----- DATA

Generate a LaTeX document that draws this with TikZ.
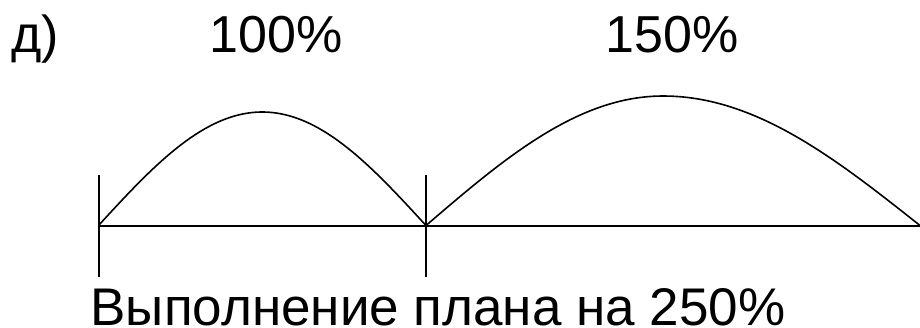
\documentclass[tikz,border=0pt]{standalone}
\usepackage{fontspec}
\setmainfont{Liberation Sans}
\begin{document}
\begin{tikzpicture}[x=1pt,y=-1pt,
  lbl/.style={inner sep=0pt,anchor=base,font=\fontsize{52}{58}\selectfont},
  axis/.style={line width=2pt},
  wave/.style={line width=1.6pt}]
\useasboundingbox (0,0) rectangle (920,327);
% points
\coordinate (a) at (98.5,225.5);
\coordinate (b) at (426,225.5);
\coordinate (c) at (920,225.5);
\coordinate (at) at (98.5,175);
\coordinate (ab) at (98.5,276.5);
\coordinate (bt) at (426,175);
\coordinate (bb) at (426,276.5);
% labels
\node[lbl,anchor=base west] (d) at (11,52) {д)};
\node[lbl] (p100) at (276,52) {100\%};
\node[lbl] (p150) at (672,52) {150\%};
\node[lbl,font=\fontsize{53}{58}\selectfont] (plan) at (438,325) {Выполнение плана на 250\%};
% axis
\draw[axis] (a) -- (c);
\draw[axis] (at) -- (ab);
\draw[axis] (bt) -- (bb);
% waves
\draw[wave] plot[domain=0:180,samples=80] ({98.5+1.81944*\x},{225.5-113.5*sin(\x)});
\draw[wave] plot[domain=0:90,samples=50] ({426+2.63333*\x},{225.5-129.5*sin(\x)})
  -- plot[domain=90:180,samples=50] ({663+2.85556*(\x-90)},{225.5-129.5*sin(\x)});
\end{tikzpicture}
\end{document}
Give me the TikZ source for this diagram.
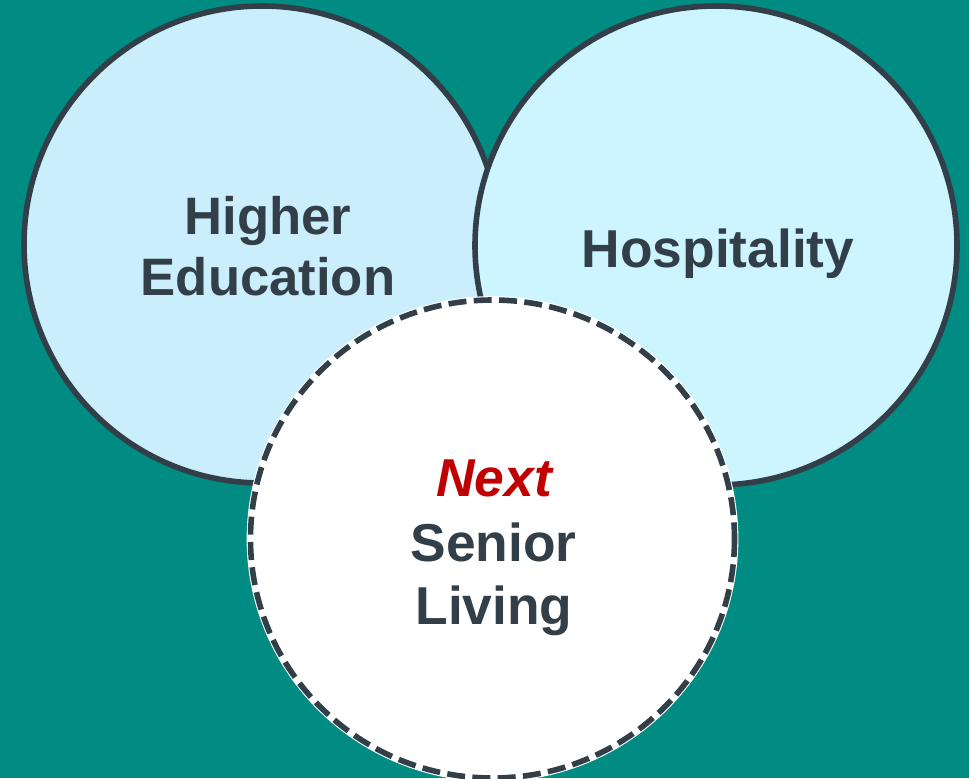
\documentclass[tikz,border=0pt]{standalone}
\usepackage{fontspec}
\setmainfont{Liberation Sans}
\definecolor{bgteal}{HTML}{008C82}
\definecolor{edge}{HTML}{333F48}
\definecolor{leftfill}{HTML}{CAEEFB}
\definecolor{rightfill}{HTML}{CCF5FF}
\definecolor{nextred}{HTML}{C00000}
\begin{document}
\begin{tikzpicture}[x=0.75pt,y=-0.75pt,
  circ/.style={draw=edge,line width=4.2pt},
  lbl/.style={anchor=base,inner sep=0pt,text=edge,font=\fontsize{40}{46}\selectfont\bfseries},
  nextlbl/.style={anchor=base,inner sep=0pt,text=nextred,font=\fontsize{40}{46}\selectfont\bfseries\itshape}]
\fill[bgteal] (0,0) rectangle (969,778);
\useasboundingbox (0,0) rectangle (969,778);
% left circle
\draw[circ,fill=leftfill] (262,244.5) ellipse [x radius=238,y radius=238.5];
% right circle
\draw[circ,fill=rightfill] (716,245.5) ellipse [x radius=241,y radius=239.5];
% bottom dashed circle
\draw[white,fill=white,line width=5.8pt] (492.5,539) ellipse [x radius=242,y radius=239];
\draw[edge,line width=4.2pt,dash pattern=on 13.5pt off 5.5pt] (492.5,539) ellipse [x radius=242,y radius=239];
% labels
\node[lbl,font=\fontsize{39.5}{46}\selectfont\bfseries] (higher) at (268,234) {Higher};
\node[lbl,font=\fontsize{39.5}{46}\selectfont\bfseries] (education) at (268,295) {Education};
\node[lbl] (hosp) at (718,267) {Hospitality};
\node[nextlbl] (next) at (494,496) {Next};
\node[lbl] (senior) at (493.5,561) {Senior};
\node[lbl] (living) at (494,624) {Living};
\end{tikzpicture}
\end{document}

----------

▶ [EXERCISE INSTRUCTIONS]: Every record above should be transcribed exactly; the pictures stay out of the copy.

▶ [WORKED SOLUTION]:
Generate a LaTeX document that draws this with TikZ.
\documentclass[tikz,border=0pt]{standalone}
\usepackage{fontspec}
\setmainfont{Liberation Sans}
\begin{document}
\begin{tikzpicture}[x=1pt,y=-1pt,
  lbl/.style={inner sep=0pt,anchor=base,font=\fontsize{52}{58}\selectfont},
  axis/.style={line width=2pt},
  wave/.style={line width=1.6pt}]
\useasboundingbox (0,0) rectangle (920,327);
% points
\coordinate (a) at (98.5,225.5);
\coordinate (b) at (426,225.5);
\coordinate (c) at (920,225.5);
\coordinate (at) at (98.5,175);
\coordinate (ab) at (98.5,276.5);
\coordinate (bt) at (426,175);
\coordinate (bb) at (426,276.5);
% labels
\node[lbl,anchor=base west] (d) at (11,52) {д)};
\node[lbl] (p100) at (276,52) {100\%};
\node[lbl] (p150) at (672,52) {150\%};
\node[lbl,font=\fontsize{53}{58}\selectfont] (plan) at (438,325) {Выполнение плана на 250\%};
% axis
\draw[axis] (a) -- (c);
\draw[axis] (at) -- (ab);
\draw[axis] (bt) -- (bb);
% waves
\draw[wave] plot[domain=0:180,samples=80] ({98.5+1.81944*\x},{225.5-113.5*sin(\x)});
\draw[wave] plot[domain=0:90,samples=50] ({426+2.63333*\x},{225.5-129.5*sin(\x)})
  -- plot[domain=90:180,samples=50] ({663+2.85556*(\x-90)},{225.5-129.5*sin(\x)});
\end{tikzpicture}
\end{document}
Give me the TikZ source for this diagram.
\documentclass[tikz,border=0pt]{standalone}
\usepackage{fontspec}
\setmainfont{Liberation Sans}
\definecolor{bgteal}{HTML}{008C82}
\definecolor{edge}{HTML}{333F48}
\definecolor{leftfill}{HTML}{CAEEFB}
\definecolor{rightfill}{HTML}{CCF5FF}
\definecolor{nextred}{HTML}{C00000}
\begin{document}
\begin{tikzpicture}[x=0.75pt,y=-0.75pt,
  circ/.style={draw=edge,line width=4.2pt},
  lbl/.style={anchor=base,inner sep=0pt,text=edge,font=\fontsize{40}{46}\selectfont\bfseries},
  nextlbl/.style={anchor=base,inner sep=0pt,text=nextred,font=\fontsize{40}{46}\selectfont\bfseries\itshape}]
\fill[bgteal] (0,0) rectangle (969,778);
\useasboundingbox (0,0) rectangle (969,778);
% left circle
\draw[circ,fill=leftfill] (262,244.5) ellipse [x radius=238,y radius=238.5];
% right circle
\draw[circ,fill=rightfill] (716,245.5) ellipse [x radius=241,y radius=239.5];
% bottom dashed circle
\draw[white,fill=white,line width=5.8pt] (492.5,539) ellipse [x radius=242,y radius=239];
\draw[edge,line width=4.2pt,dash pattern=on 13.5pt off 5.5pt] (492.5,539) ellipse [x radius=242,y radius=239];
% labels
\node[lbl,font=\fontsize{39.5}{46}\selectfont\bfseries] (higher) at (268,234) {Higher};
\node[lbl,font=\fontsize{39.5}{46}\selectfont\bfseries] (education) at (268,295) {Education};
\node[lbl] (hosp) at (718,267) {Hospitality};
\node[nextlbl] (next) at (494,496) {Next};
\node[lbl] (senior) at (493.5,561) {Senior};
\node[lbl] (living) at (494,624) {Living};
\end{tikzpicture}
\end{document}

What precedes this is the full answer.